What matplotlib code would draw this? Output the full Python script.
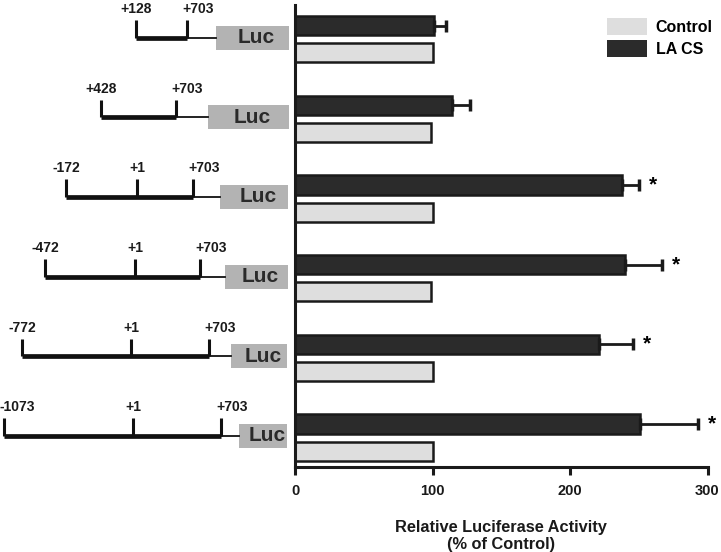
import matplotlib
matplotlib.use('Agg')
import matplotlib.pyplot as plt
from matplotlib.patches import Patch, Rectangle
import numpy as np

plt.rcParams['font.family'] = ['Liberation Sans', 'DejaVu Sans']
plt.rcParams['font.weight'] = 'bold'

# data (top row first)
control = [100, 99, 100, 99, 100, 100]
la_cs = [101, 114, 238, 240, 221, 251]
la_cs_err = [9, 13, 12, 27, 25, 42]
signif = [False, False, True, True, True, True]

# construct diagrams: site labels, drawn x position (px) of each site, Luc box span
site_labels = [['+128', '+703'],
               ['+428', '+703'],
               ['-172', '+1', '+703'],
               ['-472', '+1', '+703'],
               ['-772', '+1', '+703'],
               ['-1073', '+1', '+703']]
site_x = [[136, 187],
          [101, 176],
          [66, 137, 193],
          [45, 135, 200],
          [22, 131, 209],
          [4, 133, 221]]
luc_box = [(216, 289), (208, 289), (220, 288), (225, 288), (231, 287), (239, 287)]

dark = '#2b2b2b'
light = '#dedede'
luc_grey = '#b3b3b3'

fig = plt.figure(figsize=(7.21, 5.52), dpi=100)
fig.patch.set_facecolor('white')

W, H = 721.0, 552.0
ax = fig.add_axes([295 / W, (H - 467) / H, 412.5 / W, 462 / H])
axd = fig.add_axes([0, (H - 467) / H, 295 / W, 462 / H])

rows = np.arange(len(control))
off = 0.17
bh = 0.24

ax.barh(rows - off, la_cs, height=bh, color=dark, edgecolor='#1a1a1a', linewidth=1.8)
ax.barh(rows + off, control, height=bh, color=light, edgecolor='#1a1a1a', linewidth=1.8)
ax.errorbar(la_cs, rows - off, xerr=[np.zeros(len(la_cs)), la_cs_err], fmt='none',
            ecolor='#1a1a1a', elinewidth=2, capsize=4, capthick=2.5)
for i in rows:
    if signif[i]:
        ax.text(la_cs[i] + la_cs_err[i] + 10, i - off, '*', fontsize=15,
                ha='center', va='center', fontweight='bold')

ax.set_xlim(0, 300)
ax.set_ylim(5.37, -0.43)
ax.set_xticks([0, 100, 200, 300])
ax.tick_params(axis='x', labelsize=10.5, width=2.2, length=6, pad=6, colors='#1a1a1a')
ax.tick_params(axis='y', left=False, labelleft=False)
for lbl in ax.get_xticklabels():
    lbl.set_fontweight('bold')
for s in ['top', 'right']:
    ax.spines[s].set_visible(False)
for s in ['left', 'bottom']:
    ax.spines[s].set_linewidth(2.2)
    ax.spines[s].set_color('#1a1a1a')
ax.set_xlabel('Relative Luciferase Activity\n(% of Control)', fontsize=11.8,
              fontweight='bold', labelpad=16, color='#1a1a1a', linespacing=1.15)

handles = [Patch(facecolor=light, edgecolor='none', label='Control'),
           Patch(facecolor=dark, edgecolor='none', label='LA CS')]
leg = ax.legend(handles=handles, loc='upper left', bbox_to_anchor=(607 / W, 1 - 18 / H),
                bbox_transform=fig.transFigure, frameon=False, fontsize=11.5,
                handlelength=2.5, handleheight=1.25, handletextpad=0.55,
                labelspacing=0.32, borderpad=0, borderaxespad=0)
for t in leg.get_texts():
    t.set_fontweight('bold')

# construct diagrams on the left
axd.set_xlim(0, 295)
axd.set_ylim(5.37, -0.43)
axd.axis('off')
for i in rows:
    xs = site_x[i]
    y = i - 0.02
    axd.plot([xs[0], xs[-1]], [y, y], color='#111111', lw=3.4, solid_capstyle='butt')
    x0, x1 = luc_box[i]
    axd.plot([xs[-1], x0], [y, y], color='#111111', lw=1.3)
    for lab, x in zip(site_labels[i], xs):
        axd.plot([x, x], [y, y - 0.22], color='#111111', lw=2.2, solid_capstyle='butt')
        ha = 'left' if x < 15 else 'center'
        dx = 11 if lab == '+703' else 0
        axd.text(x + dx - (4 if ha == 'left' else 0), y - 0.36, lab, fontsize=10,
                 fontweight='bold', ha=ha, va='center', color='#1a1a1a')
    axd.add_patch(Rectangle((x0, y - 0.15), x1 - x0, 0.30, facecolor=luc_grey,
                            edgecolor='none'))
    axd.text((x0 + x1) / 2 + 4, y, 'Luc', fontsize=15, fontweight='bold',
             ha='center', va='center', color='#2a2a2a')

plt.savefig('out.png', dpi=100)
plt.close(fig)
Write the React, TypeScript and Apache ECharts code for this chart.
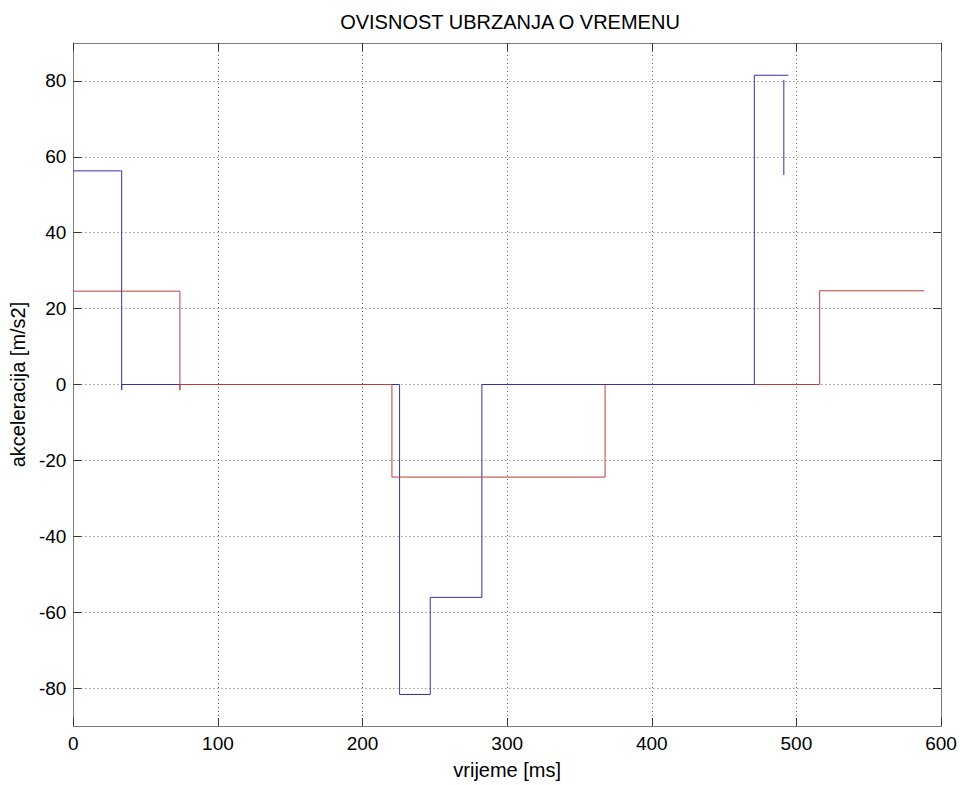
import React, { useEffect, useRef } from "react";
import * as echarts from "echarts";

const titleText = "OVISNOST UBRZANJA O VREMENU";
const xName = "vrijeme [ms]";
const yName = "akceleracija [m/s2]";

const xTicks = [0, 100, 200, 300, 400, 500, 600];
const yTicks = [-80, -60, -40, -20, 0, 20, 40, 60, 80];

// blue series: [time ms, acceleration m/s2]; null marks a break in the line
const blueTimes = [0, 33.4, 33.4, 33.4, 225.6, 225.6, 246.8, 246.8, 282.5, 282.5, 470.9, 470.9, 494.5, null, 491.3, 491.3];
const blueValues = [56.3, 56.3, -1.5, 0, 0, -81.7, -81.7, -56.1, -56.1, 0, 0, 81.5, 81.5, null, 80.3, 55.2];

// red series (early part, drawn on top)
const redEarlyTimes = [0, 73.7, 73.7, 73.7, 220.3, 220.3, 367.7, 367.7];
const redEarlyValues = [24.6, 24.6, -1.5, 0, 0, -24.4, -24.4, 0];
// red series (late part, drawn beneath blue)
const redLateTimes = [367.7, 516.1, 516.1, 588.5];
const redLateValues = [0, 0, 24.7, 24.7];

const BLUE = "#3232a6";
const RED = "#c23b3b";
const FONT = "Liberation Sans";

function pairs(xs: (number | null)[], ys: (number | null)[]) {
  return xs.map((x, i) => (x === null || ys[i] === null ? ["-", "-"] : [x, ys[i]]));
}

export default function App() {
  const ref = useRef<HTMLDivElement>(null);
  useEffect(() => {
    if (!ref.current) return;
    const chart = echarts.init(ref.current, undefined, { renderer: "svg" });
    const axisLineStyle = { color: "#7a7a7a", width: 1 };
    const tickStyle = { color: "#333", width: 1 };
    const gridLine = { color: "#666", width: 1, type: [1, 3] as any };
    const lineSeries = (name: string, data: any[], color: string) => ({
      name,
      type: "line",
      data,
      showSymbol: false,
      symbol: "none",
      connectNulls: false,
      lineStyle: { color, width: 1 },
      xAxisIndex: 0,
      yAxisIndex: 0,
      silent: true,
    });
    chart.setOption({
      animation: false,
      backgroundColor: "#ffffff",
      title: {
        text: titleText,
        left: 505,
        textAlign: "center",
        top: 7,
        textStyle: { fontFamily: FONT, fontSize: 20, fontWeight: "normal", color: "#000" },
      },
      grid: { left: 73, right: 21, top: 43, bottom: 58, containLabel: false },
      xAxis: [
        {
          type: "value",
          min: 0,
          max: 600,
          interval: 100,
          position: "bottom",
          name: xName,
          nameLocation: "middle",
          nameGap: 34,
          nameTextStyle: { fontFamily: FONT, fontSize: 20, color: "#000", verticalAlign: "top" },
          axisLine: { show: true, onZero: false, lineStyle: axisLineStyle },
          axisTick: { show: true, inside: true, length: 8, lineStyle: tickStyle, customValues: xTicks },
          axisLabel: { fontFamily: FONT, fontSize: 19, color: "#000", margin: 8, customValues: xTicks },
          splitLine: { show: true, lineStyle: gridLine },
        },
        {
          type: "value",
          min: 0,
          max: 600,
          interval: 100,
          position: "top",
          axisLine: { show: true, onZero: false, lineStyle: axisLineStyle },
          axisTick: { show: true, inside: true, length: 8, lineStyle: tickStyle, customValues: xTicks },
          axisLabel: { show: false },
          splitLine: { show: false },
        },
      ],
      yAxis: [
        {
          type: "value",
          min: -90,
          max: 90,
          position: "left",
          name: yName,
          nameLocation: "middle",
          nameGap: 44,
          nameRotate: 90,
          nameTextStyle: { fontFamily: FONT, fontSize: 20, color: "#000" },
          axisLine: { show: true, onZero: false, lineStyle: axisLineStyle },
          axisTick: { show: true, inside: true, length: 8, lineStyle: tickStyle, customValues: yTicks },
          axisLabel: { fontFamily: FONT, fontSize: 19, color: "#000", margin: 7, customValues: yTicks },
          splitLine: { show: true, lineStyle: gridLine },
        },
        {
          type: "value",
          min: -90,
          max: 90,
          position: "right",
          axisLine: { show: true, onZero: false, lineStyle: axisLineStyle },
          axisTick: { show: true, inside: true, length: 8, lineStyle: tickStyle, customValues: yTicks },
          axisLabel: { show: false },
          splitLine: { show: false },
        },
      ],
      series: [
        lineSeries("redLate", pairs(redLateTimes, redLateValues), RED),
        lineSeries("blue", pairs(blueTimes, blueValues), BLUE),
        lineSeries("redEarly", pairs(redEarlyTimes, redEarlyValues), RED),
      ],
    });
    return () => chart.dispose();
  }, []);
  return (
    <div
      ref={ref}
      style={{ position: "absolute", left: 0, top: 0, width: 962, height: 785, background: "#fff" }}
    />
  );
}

▸ **REQUIRED WORK**:
Start with the line that includes "Write the React, TypeScript" and finish with the line that includes "40, 60, 80];": reproduce those lines exactly, nothing before or after, and omit any pictures.

▸ **RESPONSE TO THIS EXERCISE**:
Write the React, TypeScript and Apache ECharts code for this chart.
import React, { useEffect, useRef } from "react";
import * as echarts from "echarts";

const titleText = "OVISNOST UBRZANJA O VREMENU";
const xName = "vrijeme [ms]";
const yName = "akceleracija [m/s2]";

const xTicks = [0, 100, 200, 300, 400, 500, 600];
const yTicks = [-80, -60, -40, -20, 0, 20, 40, 60, 80];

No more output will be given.